As a former nutritionist and biochemist, Rudder maintains a deep understanding of nutrients and how food works for her body and decided to make the switch around 17 years ago.

“I used to be a big meat eater but after I took a pause, I realized that I was eating meat for the flavor and the flavor alone,” she says. “I decided that I needed to work on exploring the flavors of all foods, especially plants, because they were always just a side dish. I never had the enjoyment of being a vegetarian until I started volunteering [at KK’s] because I never had the exposure to the great flavors that vegetables are supposed to have.” 

“My staff and I are always making sure that people who eat plant-based [meals] have enough food and we try to have hearty entrees and people leave full,” says Fraser. (Photo by David Benthal)

Working in harmony

But while health should, and often is, be on the minds and menus of makers and growers of food, and those of us who enjoy it, the fact is if it doesn’t taste good, all the benefits in the world won’t make a dish compelling. 

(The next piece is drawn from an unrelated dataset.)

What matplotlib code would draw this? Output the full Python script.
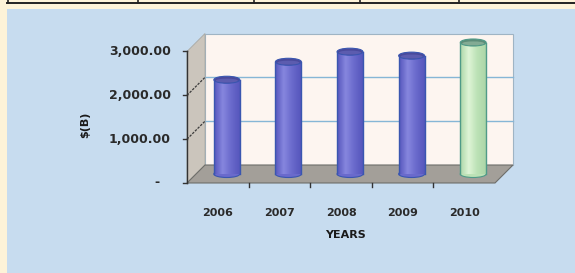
import matplotlib
matplotlib.use("Agg")
import matplotlib.pyplot as plt
import numpy as np
from matplotlib.patches import Rectangle, Polygon, Ellipse
from matplotlib.colors import LinearSegmentedColormap
import matplotlib.transforms as mtransforms

years = ['2006', '2007', '2008', '2009', '2010']
values = [2150, 2560, 2790, 2700, 3000]
y_ticks = [0, 1000, 2000, 3000]
y_tick_labels = ['-', '1,000.00', '2,000.00', '3,000.00']

W, H = 575, 273
fig = plt.figure(figsize=(W / 100, H / 100), dpi=100)
fig.patch.set_facecolor('#fdf3d8')

# light blue panel and the table edge above it
fig.patches.append(Rectangle((7 / W, 0), 1, (H - 9) / H, transform=fig.transFigure,
                             facecolor='#c7dcef', edgecolor='none', zorder=-5))
fig.add_artist(plt.Line2D([7 / W, 1], [1 - 2.5 / H, 1 - 2.5 / H], transform=fig.transFigure,
                          color='#222222', lw=1.4, zorder=-4))
for xp in [7.5, 138, 254, 360, 459]:
    fig.add_artist(plt.Line2D([xp / W, xp / W], [1 - 3 / H, 1], transform=fig.transFigure,
                              color='#222222', lw=1.2, zorder=-4))

# axes = middle depth plane of the 3d box
ax = fig.add_axes([196 / W, 1 - 174 / H, 308 / W, 131.5 / H])
ax.set_zorder(2)
ax.set_xlim(-0.5, 4.5)
ax.set_ylim(0, 3000)
ax.axis('off')

n = len(years)
dx, dy = 0.146, 205   # half depth of the box in data units
x0, x1 = -0.5, n - 0.5
top = y_ticks[-1]

# back wall
ax.add_patch(Rectangle((x0 + dx, dy), x1 - x0, top, facecolor='#fdf5f0',
                       edgecolor='#9fb4c4', lw=0.8, clip_on=False, zorder=1))
for v in y_ticks[1:-1]:
    ax.plot([x0 + dx, x1 + dx], [v + dy, v + dy], color='#86b6d6', lw=1.0,
            clip_on=False, zorder=2)

# left wall
ax.add_patch(Polygon([(x0 - dx, -dy), (x0 + dx, dy), (x0 + dx, top + dy), (x0 - dx, top - dy)],
                     closed=True, facecolor='#cbc5bc', edgecolor='#a9a9a4', lw=0.6,
                     clip_on=False, zorder=2))
for v in y_ticks[1:-1]:
    ax.plot([x0 - dx, x0 + dx], [v - dy, v + dy], color='#3c3c3c', lw=0.9, ls=(0, (2, 1)),
            clip_on=False, zorder=3)

# floor
ax.add_patch(Polygon([(x0 - dx, -dy), (x1 - dx, -dy), (x1 + dx, dy), (x0 + dx, dy)],
                     closed=True, facecolor='#a39f99', edgecolor='#6e6e6a', lw=0.8,
                     clip_on=False, zorder=3))

# cylinders
bw = 0.42
eh = 160
styles = [
    ('#5656bc', '#8686de', '#6a6acc', '#3a56b0', '#4a4a9c'),
] * (n - 1) + [
    ('#acd6a8', '#def4d6', '#bce2b6', '#4f9a88', '#5c8c78'),
]
for i, (v, st) in enumerate(zip(values, styles)):
    c_dark, c_light, c_mid, c_edge, c_top = st
    cmap = LinearSegmentedColormap.from_list('cyl', [c_dark, c_light, c_mid, c_dark])
    grad = np.linspace(0, 1, 64).reshape(1, -1)
    ax.add_patch(Ellipse((i, 0), bw, eh, facecolor=c_mid, edgecolor=c_edge, lw=0.8,
                         clip_on=False, zorder=4))
    ax.imshow(grad, cmap=cmap, aspect='auto', extent=(i - bw / 2, i + bw / 2, 0, v),
              zorder=5, clip_on=False)
    ax.plot([i - bw / 2, i - bw / 2], [0, v], color=c_edge, lw=1.0, zorder=6, clip_on=False)
    ax.plot([i + bw / 2, i + bw / 2], [0, v], color=c_edge, lw=1.0, zorder=6, clip_on=False)
    ax.add_patch(Ellipse((i, v), bw, eh, facecolor=c_top, edgecolor=c_edge, lw=0.8,
                         clip_on=False, zorder=7))
    ax.add_patch(Ellipse((i, v - eh * 0.12), bw * 0.85, eh * 0.55, facecolor=c_light,
                         edgecolor='none', alpha=0.3, clip_on=False, zorder=7))

ax.set_xlim(-0.5, 4.5)
ax.set_ylim(0, 3000)

# front value axis
ax.plot([x0 - dx, x0 - dx], [-dy, top - dy], color='#333333', lw=1.0, clip_on=False, zorder=8)
for v, lab in zip(y_ticks, y_tick_labels):
    ax.plot([x0 - dx - 0.07, x0 - dx], [v - dy, v - dy], color='#333333', lw=1.0,
            clip_on=False, zorder=8)
    shift = -12 if lab == '-' else 0
    tr = mtransforms.offset_copy(ax.transData, fig=fig, x=-16 + shift, y=0, units='dots')
    ax.text(x0 - dx, v - dy, lab, transform=tr, ha='right', va='center',
            fontsize=9, fontweight='bold', color='#2a2a2a')

# category ticks and labels at the front edge of the floor
for b in np.arange(0.5, n - 1, 1.0):
    ax.plot([b - dx, b - dx], [-dy, -dy - 90], color='#333333', lw=1.0, clip_on=False, zorder=8)
for i, lab in enumerate(years):
    ax.text(i - dx, -dy - 680, lab, ha='center', va='center', fontsize=8,
            fontweight='bold', color='#2a2a2a')

fig.text(345 / W, 1 - 235 / H, 'YEARS', ha='center', va='center', fontsize=8,
         fontweight='bold', color='#1a1a1a')
fig.text(85 / W, 1 - 125 / H, '$(B)', ha='center', va='center', rotation=90,
         fontsize=8, fontweight='bold', color='#1a1a1a')

fig.savefig('out.png', dpi=100, facecolor=fig.get_facecolor())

The focus on how things are grown at farms like KK’s take this notion into (literally) deep consideration. Often the main component of vegetable flavor comes from the large amounts of fiber within it. At KK’s, Haspel has found that the nutrient-dense produce also has the side benefit of robust flavors replacing the bland ones typically found in mass-produced vegetables and fruits. Raw spinach is crisp with a slight sweetness. Carrots are woody and earthy rather than presenting the harsh bitterness found in common grocery-store varieties. When these types of ingredients are implemented into a plant-based lifestyle, it can make a world of difference. 

“There’s a beautiful bubble that Ira has in just a couple of acres of land,” says Fraser. “And each one of those veggies contributes to that bubble. It’s incredible.” 

For Fraser, there is ceremony in going to a place like KK’s to source his vegetables and honor in providing delicious, nutrient-dense options for diners at North Fork Table & Inn and his other restaurants.

“Flavor should make you feel something,” says Rudder. “I think food should have an emotion to it and that’s what I love about the plants because you can look at them and see how beautiful they are and how full of flavor they are and how strong they look. And it’s just exciting when they taste good.”